個人的には、指名リストに入れるのには、まだまだ克服しないといけない課題が少なくないように思えます。まだ社会人2年目ですから、来年までの変化を期待して、もう一年様子を見てみたいですね。


(2012年 都市対抗)


 






中元 勇作(24歳・伯和ビクトリーズ)投手 178/66 左/左  (竹原-近大工学部出身) 
 
都市対抗では、ルーキーながら緒戦の東京ガス戦に先発。本戦出場にも大きく貢献した、左のサイドスローに近いスリークオーター。変則フォームから繰り出す、独特の球筋が魅力です。

(投球内容)

 独特の球筋から繰り出されるストレートは、常時130キロ台前半~130キロ台中盤(MAXでは139キロ)。それほど手元までの勢いはありませんが、適度に両サイドにボールを散らせて打ち取ります。

 変化球は、多くがスライダーとのコンビネーション。たまに外角低めにスクリューなどを投げ込みます。都市対抗では、変化球の制球に苦しみ三振が殆ど奪えず。ただ元々細かい制球力はなく、不安定なところがあります。結局東京ガス打線に球筋を見切られ、序盤でマウンドを降りました。

 左腕らしく牽制はそれなりで、クィックも1.1秒台と素早いです。フィールディングの動きも平均以上、そういった欠点はありません。ただ甘くないコースの球でも打たれるように、打者には思ったほどタイミングが取りにくくはないのかもしれません。

(投球フォーム)

 ランナーがいなくても、クィック投法でタメ無しで投げ込んできます。
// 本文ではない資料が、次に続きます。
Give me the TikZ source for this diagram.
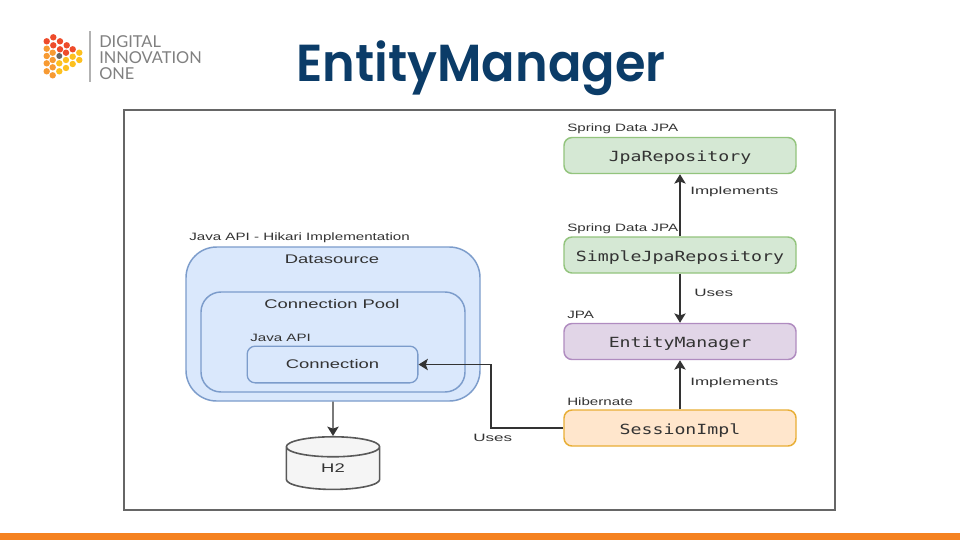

ただそのためか「着地」までの粘りがなく、打者としては苦になりません。

 グラブも体の近くに常にありませんし、足の甲の押し付けも浅く、「球持ち」もイマイチで、指先の感覚はイマイチ。そういった意味では、どうしても制球はアバウトになりがち。

 体の「開き」自体は遅く、腕が長く絡んでタイミングは取りづらそうには見えるのですが・・・。ただ「体重移動」が上手く乗せられていないので、どうしてもボールが手元まで来ない球質になってしまいます。

(今後は)

 大学時代はそれほど名の知れた選手ではなかったのですが、ルーキーながら都市対抗出場に貢献するなど実績を残しました。

 ただ左の変則左腕としての特徴はあるものの、アバウトな部分が多くドラフト候補となると物足りません。今年かなり伸びないと、指名云々は厳しいかと思います。ただ今年解禁組だということで、登板機会があれば再度注目してみてみたいと思います。